--- START GIVEN DATA ---

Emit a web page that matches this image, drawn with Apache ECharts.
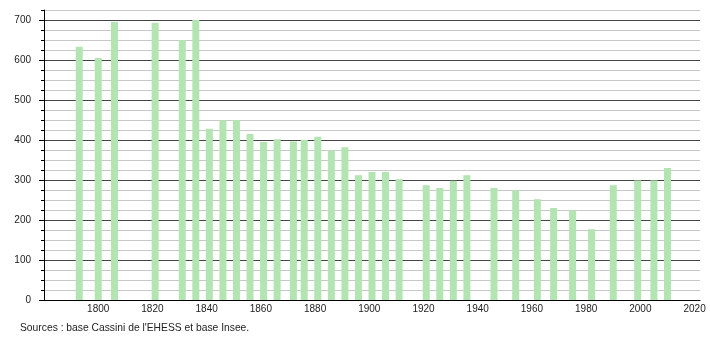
<!DOCTYPE html>
<html>
<head>
<meta charset="utf-8">
<script src="https://cdn.jsdelivr.net/npm/echarts@6/dist/echarts.min.js"></script>
<style>
html,body{margin:0;padding:0;background:#fff;}
#chart{width:710px;height:340px;}
</style>
</head>
<body>
<div id="chart"></div>
<script>
const years = [1793, 1800, 1806, 1821, 1831, 1836, 1841, 1846, 1851, 1856, 1861, 1866, 1872, 1876, 1881, 1886, 1891, 1896, 1901, 1906, 1911, 1921, 1926, 1931, 1936, 1946, 1954, 1962, 1968, 1975, 1982, 1990, 1999, 2005, 2010];
const population = [633, 605, 695, 693, 650, 700, 428, 449, 450, 415, 395, 402, 396, 400, 408, 374, 382, 312, 320, 320, 302, 287, 280, 298, 312, 280, 274, 252, 230, 224, 177, 287, 299, 299, 330];
const yMajorTicks = [0, 100, 200, 300, 400, 500, 600, 700];
const xTickLabels = [1800, 1820, 1840, 1860, 1880, 1900, 1920, 1940, 1960, 1980, 2000, 2020];
const sourceText = "Sources : base Cassini de l'EHESS et base Insee.";

const chart = echarts.init(document.getElementById('chart'));
const font = 'Liberation Sans, Arial, sans-serif';
chart.setOption({
  animation: false,
  backgroundColor: '#ffffff',
  grid: {left: 44, right: 10, top: 10, bottom: 40, containLabel: false},
  graphic: [{
    type: 'text', left: 20, top: 323,
    style: {text: sourceText, font: '10.3px ' + font, fill: '#222'}
  }],
  xAxis: {
    type: 'value', min: 1780, max: 2022, interval: 20,
    axisLine: {show: true, onZero: false, lineStyle: {color: '#000', width: 1}},
    axisTick: {show: false},
    splitLine: {show: false},
    axisLabel: {
      customValues: xTickLabels,
      formatter: v => String(v),
      margin: 4, color: '#222', fontFamily: font, fontSize: 10
    }
  },
  yAxis: [{
    type: 'value', min: 0, max: 725, interval: 25,
    axisLine: {show: true, lineStyle: {color: '#000', width: 1}},
    axisTick: {show: true, length: 3, lineStyle: {color: '#000'}},
    axisLabel: {customValues: yMajorTicks, formatter: v => String(v), margin: 13, color: '#222', fontFamily: font, fontSize: 10},
    splitLine: {show: true, lineStyle: {color: ['#444', '#c8c8c8', '#c8c8c8', '#c8c8c8'], width: 1}}
  }, {
    type: 'value', min: 0, max: 725, interval: 25, position: 'left',
    axisLine: {show: false},
    axisTick: {show: true, customValues: yMajorTicks, length: 5, lineStyle: {color: '#000'}},
    axisLabel: {show: false},
    splitLine: {show: false}
  }],
  series: [{
    type: 'bar',
    yAxisIndex: 0,
    data: years.map((y, i) => [y, population[i]]),
    barWidth: 7,
    itemStyle: {color: '#b3e5b3'}
  }]
});
</script>
</body>
</html>
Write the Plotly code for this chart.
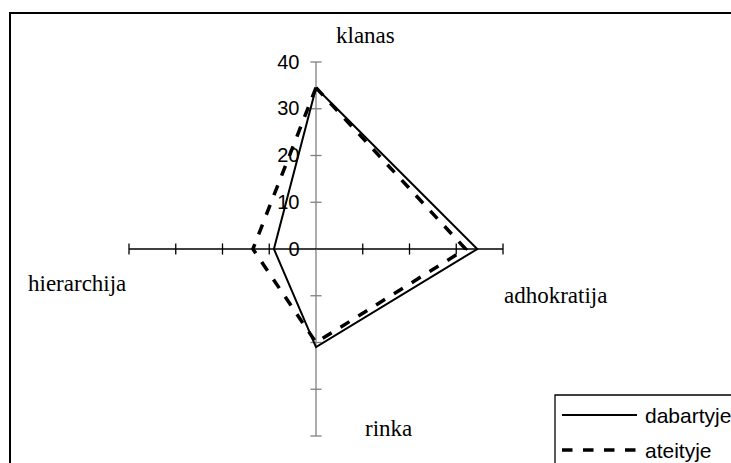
import plotly.graph_objects as go

categories = ["klanas", "adhokratija", "rinka", "hierarchija"]
dabartyje = [34.5, 34.5, 21, 9]
ateityje = [34.5, 32, 20, 13.5]
series_names = ["dabartyje", "ateityje"]
tick_values = [0, 10, 20, 30, 40]
tick_labels = ["0", "10", "20", "30", "40"]

W, H = 731, 463

def px(x):
    return x / W

def py(y):
    return 1 - y / H

fig = go.Figure()

# spokes
spoke_colors = ["#808080", "#000000", "#808080", "#000000"]
for cat, col in zip(categories, spoke_colors):
    fig.add_trace(go.Scatterpolar(
        r=[tick_values[0], tick_values[-1]], theta=[cat, cat], mode="lines",
        line=dict(color=col, width=1.3), showlegend=False, hoverinfo="skip"))

# tick marks on spokes
tick_symbols = ["line-ew", "line-ns", "line-ew", "line-ns"]
for cat, sym, col in zip(categories, tick_symbols, spoke_colors):
    fig.add_trace(go.Scatterpolar(
        r=tick_values[1:], theta=[cat] * (len(tick_values) - 1), mode="markers",
        marker=dict(symbol=sym, size=8, line=dict(color=col, width=1.3)),
        showlegend=False, hoverinfo="skip"))

# data series
fig.add_trace(go.Scatterpolar(
    r=dabartyje + dabartyje[:1], theta=categories + categories[:1], mode="lines",
    name=series_names[0], line=dict(color="black", width=2), showlegend=False))
fig.add_trace(go.Scatterpolar(
    r=ateityje + ateityje[:1], theta=categories + categories[:1], mode="lines",
    name=series_names[1], line=dict(color="black", width=3.5, dash="dash"), showlegend=False))

fig.update_layout(
    width=W, height=H,
    margin=dict(l=0, r=0, t=0, b=0),
    paper_bgcolor="white",
    polar=dict(
        domain=dict(x=[px(129), px(503)], y=[py(436), py(62)]),
        bgcolor="rgba(0,0,0,0)",
        radialaxis=dict(
            range=[0, 40], angle=90, tickangle=90, side="counterclockwise",
            tickvals=tick_values, ticktext=tick_labels,
            showgrid=False, showline=False,
            ticks="outside", ticklen=9, tickcolor="rgba(0,0,0,0)",
            tickfont=dict(family="Liberation Sans, Arial", size=20, color="black"),
        ),
        angularaxis=dict(
            categoryorder="array", categoryarray=categories,
            rotation=90, direction="clockwise",
            showgrid=False, showline=False, showticklabels=False, ticks="",
        ),
    ),
)

# category labels (Excel-style placement)
label_pos = {"klanas": (365, 35), "adhokratija": (555, 295),
             "rinka": (388, 428), "hierarchija": (77, 283)}
for cat in categories:
    x, y = label_pos[cat]
    fig.add_annotation(x=px(x), y=py(y), xref="paper", yref="paper", text=cat,
                       showarrow=False, xanchor="center", yanchor="middle",
                       font=dict(family="Liberation Serif, Times New Roman", size=23, color="black"))

# outer border
fig.add_shape(type="rect", xref="paper", yref="paper",
              x0=px(10), x1=1.2, y0=-0.2, y1=py(13),
              line=dict(color="black", width=2), fillcolor="rgba(0,0,0,0)")

# legend box
fig.add_shape(type="rect", xref="paper", yref="paper",
              x0=px(555), x1=1.2, y0=-0.2, y1=py(395),
              line=dict(color="black", width=1.3), fillcolor="white")
leg_rows = [415, 450]
leg_styles = [dict(color="black", width=2), dict(color="black", width=3.5, dash="dash")]
for name, ry, st in zip(series_names, leg_rows, leg_styles):
    fig.add_shape(type="line", xref="paper", yref="paper",
                  x0=px(562), x1=px(637), y0=py(ry), y1=py(ry), line=st)
    fig.add_annotation(x=px(643), y=py(ry), xref="paper", yref="paper", text=name,
                       showarrow=False, xanchor="left", yanchor="middle",
                       font=dict(family="Liberation Sans, Arial", size=21, color="black"))

fig.write_html("out.html", config={"displayModeBar": False},
               post_script="document.body.style.margin='0';")
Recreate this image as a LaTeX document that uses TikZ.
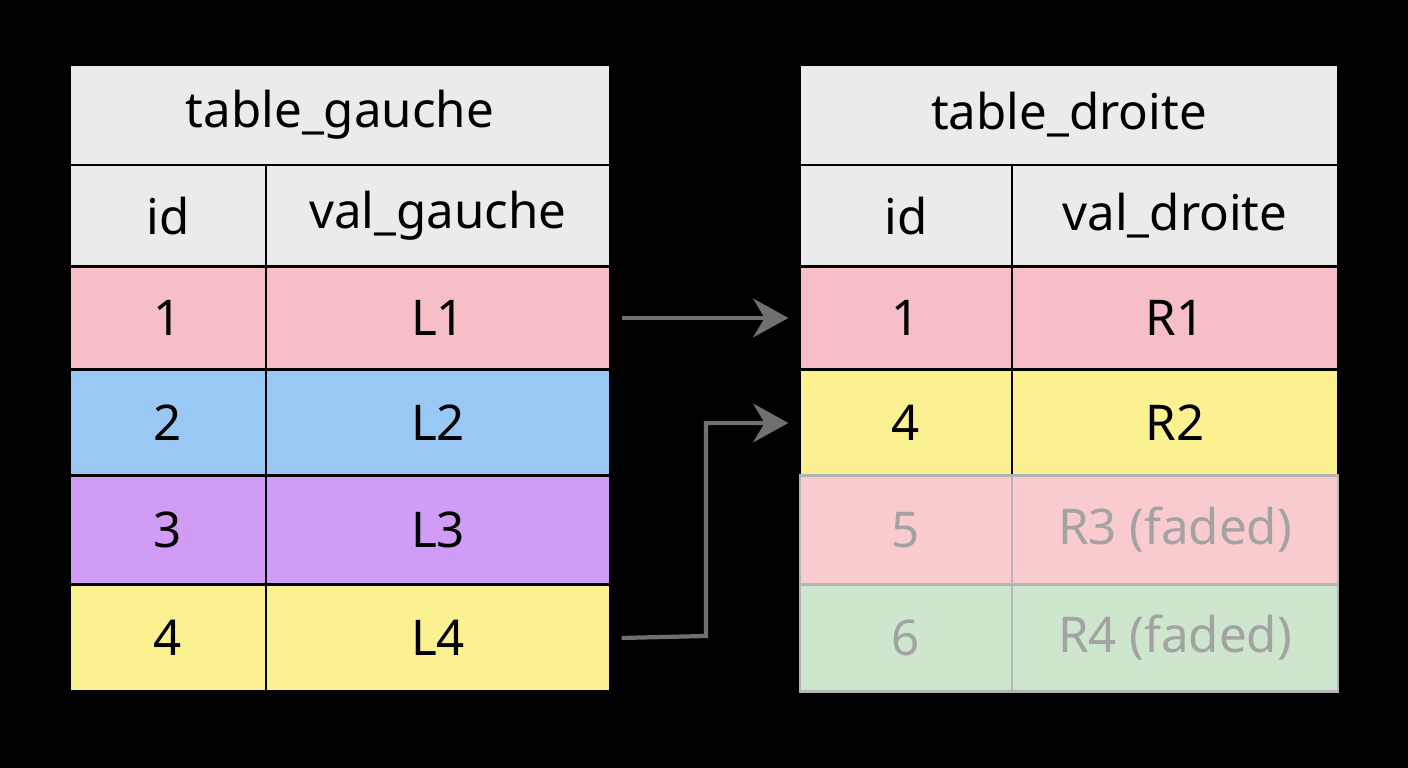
\documentclass[tikz,border=0pt]{standalone}
\usepackage{fontspec}
\setmainfont{Noto Sans}
\usetikzlibrary{arrows.meta}

\definecolor{hdgray}{HTML}{EBEBEB}
\definecolor{rowpink}{HTML}{F6BEC6}
\definecolor{rowblue}{HTML}{99C8F5}
\definecolor{rowpurple}{HTML}{D09CF5}
\definecolor{rowyellow}{HTML}{FBF191}
\definecolor{fadepink}{HTML}{F9CBCF}
\definecolor{fadegreen}{HTML}{CDE6CD}
\definecolor{fadetext}{HTML}{A3A3A3}
\definecolor{fadeline}{HTML}{B5B5B5}
\definecolor{arrowgray}{HTML}{707070}

\begin{document}
\begin{tikzpicture}[x=0.01cm,y=-0.01cm]

\tikzstyle{cell}=[rectangle,draw=black,line width=0.6pt,inner sep=0pt,font=\fontsize{14}{16}\selectfont]
\tikzstyle{head}=[cell,fill=hdgray,font=\fontsize{14}{16}\selectfont\bfseries]
\tikzstyle{faded}=[cell,draw=fadeline,text=fadetext]
\tikzstyle{link}=[draw=arrowgray,line width=1.2pt,-{Stealth[length=10pt,width=11pt]}]

\fill[black] (0,0) rectangle (1408,768);

% table_gauche
\node[head] (LT)  at (340,115) [minimum width=5.4cm,minimum height=1cm] {table\_gauche} ;
\node[head] (LH1) at (168,216) [minimum width=1.96cm,minimum height=1.02cm] {id} ;
\node[head] (LH2) at (438,216) [minimum width=3.44cm,minimum height=1.02cm] {val\_gauche} ;
\node[cell,fill=rowpink]   (LA1) at (168,318) [minimum width=1.96cm,minimum height=1.03cm] {1} ;
\node[cell,fill=rowpink]   (LB1) at (438,318) [minimum width=3.44cm,minimum height=1.03cm] {L1} ;
\node[cell,fill=rowblue]   (LA2) at (168,423) [minimum width=1.96cm,minimum height=1.06cm] {2} ;
\node[cell,fill=rowblue]   (LB2) at (438,423) [minimum width=3.44cm,minimum height=1.06cm] {L2} ;
\node[cell,fill=rowpurple] (LA3) at (168,530) [minimum width=1.96cm,minimum height=1.09cm] {3} ;
\node[cell,fill=rowpurple] (LB3) at (438,530) [minimum width=3.44cm,minimum height=1.09cm] {L3} ;
\node[cell,fill=rowyellow] (LA4) at (168,638) [minimum width=1.96cm,minimum height=1.07cm] {4} ;
\node[cell,fill=rowyellow] (LB4) at (438,638) [minimum width=3.44cm,minimum height=1.07cm] {L4} ;

% table_droite
\node[head] (RT)  at (1069,115) [minimum width=5.38cm,minimum height=1cm] {table\_droite} ;
\node[head] (RH1) at (906,216) [minimum width=2.12cm,minimum height=1.02cm] {id} ;
\node[head] (RH2) at (1175,216) [minimum width=3.26cm,minimum height=1.02cm] {val\_droite} ;
\node[cell,fill=rowpink]   (RA1) at (906,318) [minimum width=2.12cm,minimum height=1.03cm] {1} ;
\node[cell,fill=rowpink]   (RB1) at (1175,318) [minimum width=3.26cm,minimum height=1.03cm] {R1} ;
\node[cell,fill=rowyellow] (RA2) at (906,423) [minimum width=2.12cm,minimum height=1.06cm] {4} ;
\node[cell,fill=rowyellow] (RB2) at (1175,423) [minimum width=3.26cm,minimum height=1.06cm] {R2} ;
\node[faded,fill=fadepink]  (RA3) at (906,530) [minimum width=2.12cm,minimum height=1.09cm] {5} ;
\node[faded,fill=fadepink]  (RB3) at (1175,530) [minimum width=3.26cm,minimum height=1.09cm] {R3 (faded)} ;
\node[faded,fill=fadegreen] (RA4) at (906,638) [minimum width=2.12cm,minimum height=1.07cm] {6} ;
\node[faded,fill=fadegreen] (RB4) at (1175,638) [minimum width=3.26cm,minimum height=1.07cm] {R4 (faded)} ;

% matches
\coordinate (bend) at (706,636) ;
\draw[link] ([xshift=3pt]LB1.east) -- ([xshift=-3pt]RA1.west) ;
\draw[link] ([xshift=3pt]LB4.east) -- (bend) |- ([xshift=-3pt]RA2.west) ;

\end{tikzpicture}
\end{document}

--- END GIVEN DATA ---

WRITTEN INSTRUCTION - Skip the pictures and quote each line of the entries above, from the first through the line with "base Cassini de", exactly as it appears.

TASK ANSWER -
Emit a web page that matches this image, drawn with Apache ECharts.
<!DOCTYPE html>
<html>
<head>
<meta charset="utf-8">
<script src="https://cdn.jsdelivr.net/npm/echarts@6/dist/echarts.min.js"></script>
<style>
html,body{margin:0;padding:0;background:#fff;}
#chart{width:710px;height:340px;}
</style>
</head>
<body>
<div id="chart"></div>
<script>
const years = [1793, 1800, 1806, 1821, 1831, 1836, 1841, 1846, 1851, 1856, 1861, 1866, 1872, 1876, 1881, 1886, 1891, 1896, 1901, 1906, 1911, 1921, 1926, 1931, 1936, 1946, 1954, 1962, 1968, 1975, 1982, 1990, 1999, 2005, 2010];
const population = [633, 605, 695, 693, 650, 700, 428, 449, 450, 415, 395, 402, 396, 400, 408, 374, 382, 312, 320, 320, 302, 287, 280, 298, 312, 280, 274, 252, 230, 224, 177, 287, 299, 299, 330];
const yMajorTicks = [0, 100, 200, 300, 400, 500, 600, 700];
const xTickLabels = [1800, 1820, 1840, 1860, 1880, 1900, 1920, 1940, 1960, 1980, 2000, 2020];
const sourceText = "Sources : base Cassini de l'EHESS et base Insee.";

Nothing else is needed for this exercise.